EXERCISE PROMPT: Return each line of the data below exactly, omitting any pictures.

— START GIVEN DATA —

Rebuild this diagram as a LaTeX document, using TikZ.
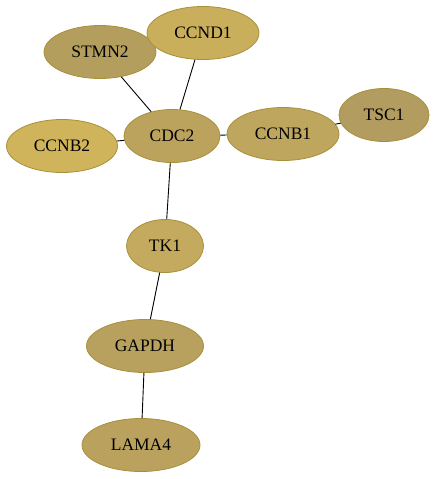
\documentclass[tikz,border=0pt]{standalone}
\usepackage{fontspec}
\setmainfont{Liberation Serif}
\usetikzlibrary{shapes.geometric,
positioning}
\definecolor{rimgold}{HTML}{A8903A}
\definecolor{stmncol}{HTML}{B39E5E}
\definecolor{ccndcol}{HTML}{C9AE5C}
\definecolor{cdccol}{HTML}{BBA35E}
\definecolor{ccnbtwocol}{HTML}{D0B45C}
\definecolor{ccnbonecol}{HTML}{BEA65E}
\definecolor{tsccol}{HTML}{B29C5F}
\definecolor{tkcol}{HTML}{C4AA5E}
\definecolor{gapdhcol}{HTML}{B8A15E}
\definecolor{lamacol}{HTML}{BAA25E}

\begin{document}
\begin{tikzpicture} [x=1pt, y=-1pt,
    gene/.style={ellipse, draw=rimgold, line width=.8pt,
        inner sep = 0pt, minimum height = 53pt,
        font=\fontsize{17.5}{20}\selectfont},
    link/.style={draw=black, line width=.9pt}
  ]

  \useasboundingbox (0, 0) rectangle (436, 479);

  % top cluster
  \node [gene, minimum width = 112pt, fill = stmncol] (stmn2) at (100, 52) {STMN2};
  \node [gene, minimum width = 112pt, fill = ccndcol] (ccnd1) at (203, 33) {CCND1};
  \node [gene, minimum width = 96pt, fill = cdccol] (cdc2) at (172, 136) {CDC2};
  \node [gene, minimum width = 111pt, fill = ccnbtwocol] (ccnb2) at (62, 146) {CCNB2};
  \node [gene, minimum width = 112pt, fill = ccnbonecol] (ccnb1) at (283, 134) {CCNB1};
  \node [gene, minimum width = 90pt, fill = tsccol] (tsc1) at (384, 115) {TSC1};

  % chain below
  \node [gene, minimum width = 77pt, fill = tkcol] (tk1) at (165, 246) {TK1};
  \node [gene, minimum width = 117pt, fill = gapdhcol] (gapdh) at (145, 346) {GAPDH};
  \node [gene, minimum width = 118pt, fill = lamacol] (lama4) at (141, 445) {LAMA4};

  \draw [link] (stmn2) -- (cdc2);
  \draw [link] (ccnd1) -- (cdc2);
  \draw [link] (ccnb2) -- (cdc2);
  \draw [link] (cdc2) -- (ccnb1);
  \draw [link] (ccnb1) -- (tsc1);
  \draw [link] (cdc2) -- (tk1);
  \draw [link] (tk1) -- (gapdh);
  \draw [link] (gapdh) -- (lama4);

\end{tikzpicture}
\end{document}
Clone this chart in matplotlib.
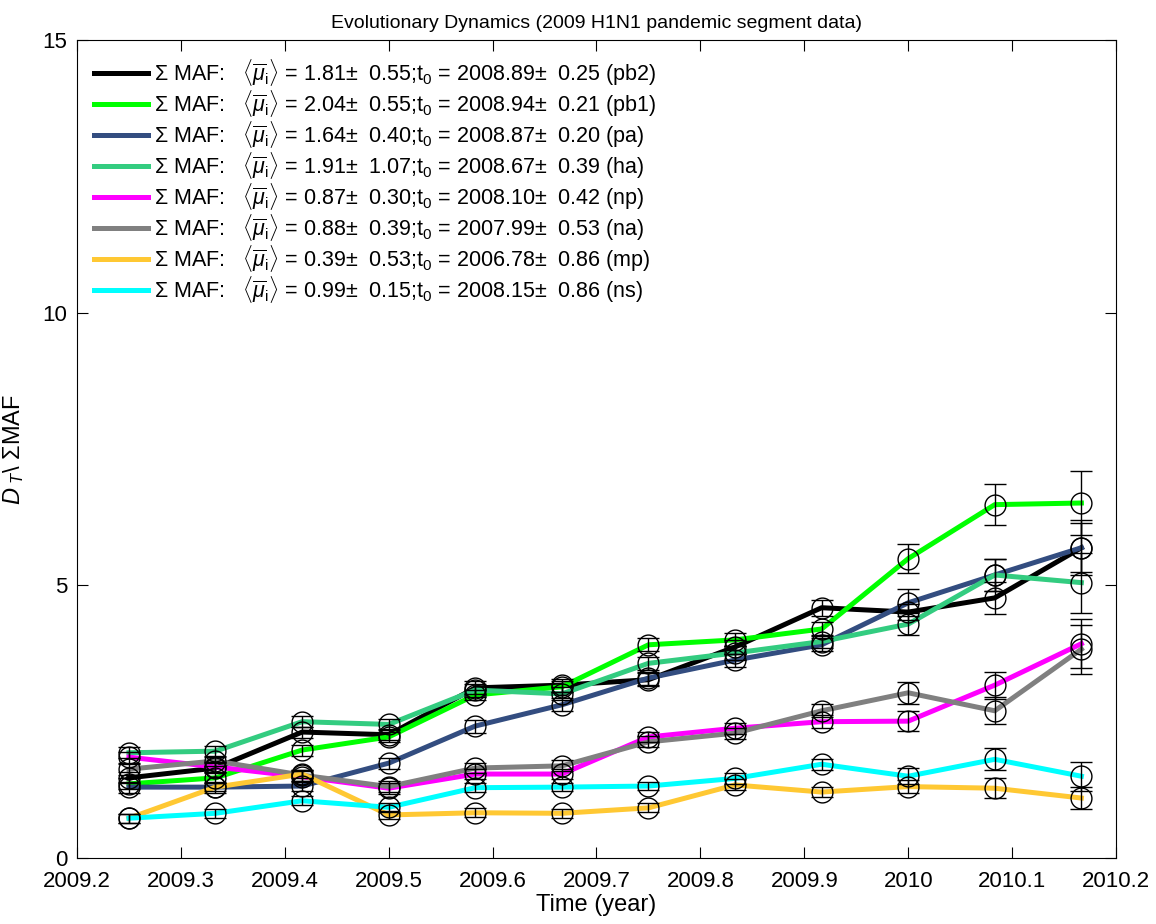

— END GIVEN DATA —

ANSWER TO THE TASK:
Rebuild this diagram as a LaTeX document, using TikZ.
\documentclass[tikz,border=0pt]{standalone}
\usepackage{fontspec}
\setmainfont{Liberation Serif}
\usetikzlibrary{shapes.geometric,
positioning}
\definecolor{rimgold}{HTML}{A8903A}
\definecolor{stmncol}{HTML}{B39E5E}
\definecolor{ccndcol}{HTML}{C9AE5C}
\definecolor{cdccol}{HTML}{BBA35E}
\definecolor{ccnbtwocol}{HTML}{D0B45C}
\definecolor{ccnbonecol}{HTML}{BEA65E}
\definecolor{tsccol}{HTML}{B29C5F}
\definecolor{tkcol}{HTML}{C4AA5E}
\definecolor{gapdhcol}{HTML}{B8A15E}
\definecolor{lamacol}{HTML}{BAA25E}

\begin{document}
\begin{tikzpicture} [x=1pt, y=-1pt,
    gene/.style={ellipse, draw=rimgold, line width=.8pt,
        inner sep = 0pt, minimum height = 53pt,
        font=\fontsize{17.5}{20}\selectfont},
    link/.style={draw=black, line width=.9pt}
  ]

  \useasboundingbox (0, 0) rectangle (436, 479);

  % top cluster
  \node [gene, minimum width = 112pt, fill = stmncol] (stmn2) at (100, 52) {STMN2};
  \node [gene, minimum width = 112pt, fill = ccndcol] (ccnd1) at (203, 33) {CCND1};
  \node [gene, minimum width = 96pt, fill = cdccol] (cdc2) at (172, 136) {CDC2};
  \node [gene, minimum width = 111pt, fill = ccnbtwocol] (ccnb2) at (62, 146) {CCNB2};
  \node [gene, minimum width = 112pt, fill = ccnbonecol] (ccnb1) at (283, 134) {CCNB1};
  \node [gene, minimum width = 90pt, fill = tsccol] (tsc1) at (384, 115) {TSC1};

  % chain below
  \node [gene, minimum width = 77pt, fill = tkcol] (tk1) at (165, 246) {TK1};
  \node [gene, minimum width = 117pt, fill = gapdhcol] (gapdh) at (145, 346) {GAPDH};
  \node [gene, minimum width = 118pt, fill = lamacol] (lama4) at (141, 445) {LAMA4};

  \draw [link] (stmn2) -- (cdc2);
  \draw [link] (ccnd1) -- (cdc2);
  \draw [link] (ccnb2) -- (cdc2);
  \draw [link] (cdc2) -- (ccnb1);
  \draw [link] (ccnb1) -- (tsc1);
  \draw [link] (cdc2) -- (tk1);
  \draw [link] (tk1) -- (gapdh);
  \draw [link] (gapdh) -- (lama4);

\end{tikzpicture}
\end{document}
Clone this chart in matplotlib.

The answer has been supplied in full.